Supreme Court Allows Most of Trump Travel Ban to Proceed, Will Hear Case in Fall

June 26, 2017 by 


Supreme Court Allows Most of Trump Travel Ban to Proceed, Will Hear Case in Fall

The U.S. Supreme Court, on the last day of the 2016-2017 term on June 26, granted most of the Trump administration’s emergency request to put the president’s March 6 travel ban executive order into place. That order places a 90-day ban on entry into the United States on citizens of Iran, Libya, Somalia, Sudan, Syria, and Yemen. The court will hear arguments related to the travel ban case during its next session, which will begin in October. The court also said it would partly allow a 120-day ban on all refugees entering the United States to go into effect.

The High Court, in an unsigned opinion, exempted one category of foreigners from the travel ban, those “with a credible claim of a bona fide relationship with a person or entity in the United States.”

Having a bona fide relationship means that the individuals have family members who reside in or have business ties with the United States.

The cases under consideration by the court on June 26 were Trump. v. International Refugee Assistance Project — considering the administration’s application for stay and appeal for writ of certiorari to the U.S. Court of Appeals for the Fourth Circuit, which was combined with Trump v. Hawaii, in which the administration sought a stay and appeal of a ruling by the States Court of Appeals for the Ninth Circuit. (A writ of certiorari is a document that a losing party in a court decision files with the Supreme Court asking the High Court to review the decision of a lower court.)

The Supreme Court wrote that these cases involve challenges to Executive Order No. 13780, Protecting the Nation From Foreign Terrorist Entry Into the United States. The High Court wrote: “The Government filed separate petitions for certiorari, as well as applications to stay the preliminary injunctions entered by the lower courts. We grant the petitions for certiorari and grant the stay applications in part.”

In another significant ruling during it busy last day of the term, in the case of Trinity Lutheran Church of Columbia, Inc. v. Comer, Director, Missouri Department of Natural Resources, the High Court ruled in favor of a Missouri church that had applied for a grant from the Department of Natural Resources to help renovate their preschool’s playground. The state rejected the church’s application, citing a strict policy against funding programs controlled by a religious entity. But the Supreme Court ruled 7-2 against the state, writing that it may not deny the church a public benefit because of its religious status.

“This Court has repeatedly confirmed that denying a generally available benefit solely on account of religious identity imposes a penalty on the free exercise of religion,” Chief Justice John Roberts wrote in the majority decision.

In another significant case, Masterpiece Cakeshop, Ltd. v. Colorado Civil Rights Commission, the High Court announced that it will hear the case of a Colorado baker who refused to bake a wedding cake for a same-sex couple because to do so would violate his religious principles. The baker, Jack Phillips, owner of Masterpiece Cakeshop, had refused to sell a customized cake for the couple’s “marriage,” claiming a religious exemption to the state’s anti-discrimination law. In response, the couple, Charlie Craig and David Mullins filed a complaint against Phillips and his suburban Denver bakery.

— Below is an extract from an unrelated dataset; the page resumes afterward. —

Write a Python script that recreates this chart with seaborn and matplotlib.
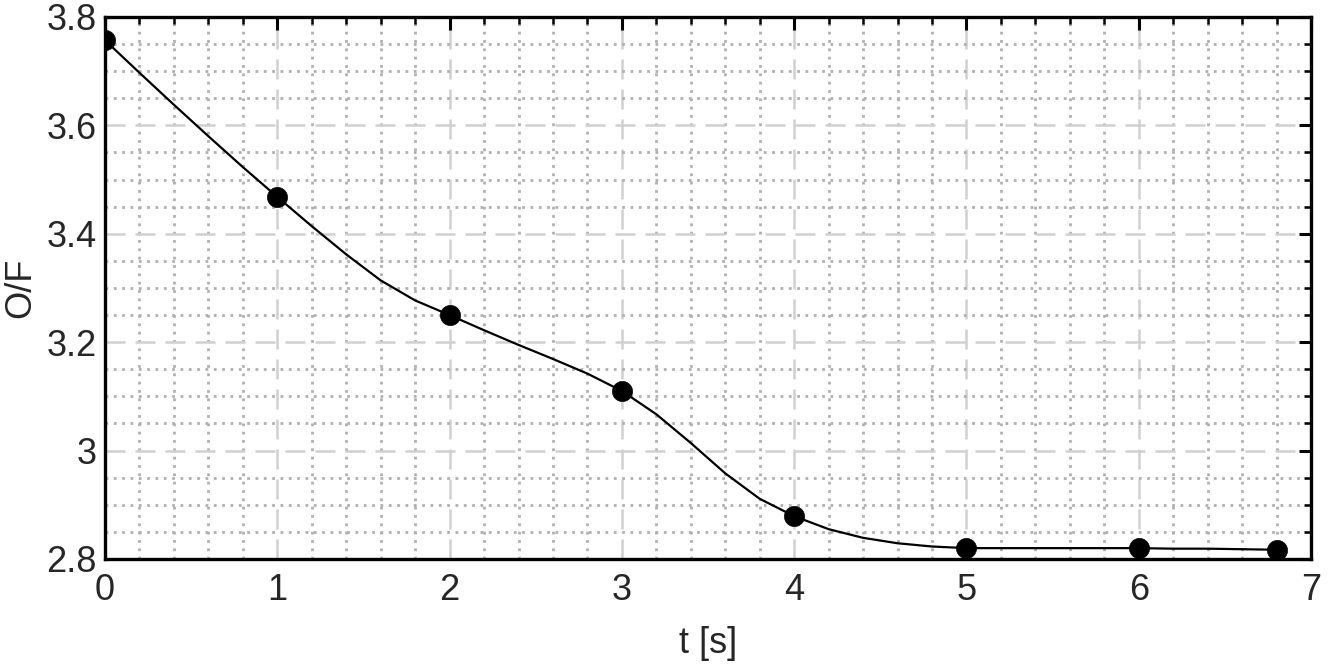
import numpy as np
import pandas as pd
import matplotlib
matplotlib.use("Agg")
import matplotlib.pyplot as plt
from matplotlib.ticker import MultipleLocator
import seaborn as sns

# measured O/F points
t_points = [0, 1, 2, 3, 4, 5, 6, 6.8]
of_points = [3.757, 3.468, 3.250, 3.110, 2.879, 2.820, 2.820, 2.817]

# smooth curve (every 0.2 s)
t_curve = [0.0, 0.2, 0.4, 0.6, 0.8,
           1.0, 1.2, 1.4, 1.6, 1.8,
           2.0, 2.2, 2.4, 2.6, 2.8,
           3.0, 3.2, 3.4, 3.6, 3.8,
           4.0, 4.2, 4.4, 4.6, 4.8,
           5.0, 5.2, 5.4, 5.6, 5.8,
           6.0, 6.2, 6.4, 6.6, 6.8]
of_curve = [3.757, 3.697, 3.638, 3.580, 3.523,
            3.468, 3.414, 3.362, 3.314, 3.277,
            3.250, 3.222, 3.195, 3.169, 3.142,
            3.110, 3.067, 3.014, 2.958, 2.911,
            2.879, 2.855, 2.839, 2.829, 2.823,
            2.820, 2.820, 2.820, 2.820, 2.820,
            2.820, 2.819, 2.819, 2.818, 2.817]

pts = pd.DataFrame({"t": t_points, "OF": of_points})
curve = pd.DataFrame({"t": t_curve, "OF": of_curve})

sns.set_theme(style="white")
plt.rcParams["font.family"] = ["Liberation Sans", "DejaVu Sans"]

fig = plt.figure(figsize=(13.33, 6.66), dpi=100)
ax = fig.add_axes([0.0788, 0.1607, 0.9047, 0.8138])

sns.lineplot(data=curve, x="t", y="OF", color="black", linewidth=1.6, ax=ax,
             zorder=3)
sns.scatterplot(data=pts, x="t", y="OF", color="black", s=210, edgecolor="black",
                linewidth=0.5, ax=ax, zorder=4)

ax.set_xlim(0, 7)
ax.set_ylim(2.8, 3.8)
ax.xaxis.set_major_locator(MultipleLocator(1))
ax.xaxis.set_minor_locator(MultipleLocator(0.2))
ax.yaxis.set_major_locator(MultipleLocator(0.2))
ax.yaxis.set_minor_locator(MultipleLocator(0.05))
ax.set_yticks([2.8, 3.0, 3.2, 3.4, 3.6, 3.8])
ax.set_yticklabels(["2.8", "3", "3.2", "3.4", "3.6", "3.8"])

ax.grid(True, which="major", color="#d0d0d0", linestyle=(0, (8, 4)), linewidth=1.8)
ax.grid(True, which="minor", color="#b0b0b0", linestyle=(0, (1, 2)), linewidth=2.0)

ax.tick_params(which="both", direction="in", top=True, right=True,
               color="black", labelsize=26, labelcolor="#262626")
ax.tick_params(which="major", length=9, width=2.2)
ax.tick_params(which="minor", length=5, width=1.8)
ax.tick_params(axis="x", which="major", pad=10)
ax.tick_params(axis="y", which="major", pad=6)

for s in ax.spines.values():
    s.set_visible(True)
    s.set_color("black")
    s.set_linewidth(2.4)

ax.set_xlabel("t [s]", fontsize=26, color="#262626", labelpad=13)
ax.set_ylabel("O/F", fontsize=26, color="#262626", labelpad=6)

fig.savefig("out.png", dpi=100)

Oral arguments in the case will likely be held during the court’s term beginning in the fall.

In another case related to the right to keep and bear arms, the Supreme Court left in place a ruling from the Ninth Circuit Court of Appeals that upheld the San Diego sheriff’s strict limits on issuing permits for concealed weapons. Defenders of the Second Amendment contended that most law-abiding gun owners in San Diego, Los Angeles, and the San Francisco Bay area are being wrongly denied permits to carry a weapon when they leave home.

The circuit court has ruled last year that the “2nd Amendment does not preserve or protect a right of a member of the general public to carry concealed firearms in public.”

In dissent, Justices Clarence Thomas and Neil Gorsuch said the court should have reviewed the appellate ruling. Thomas said the decision not to hear the case “reflects a distressing trend: the treatment of the Second Amendment as a disfavored right.”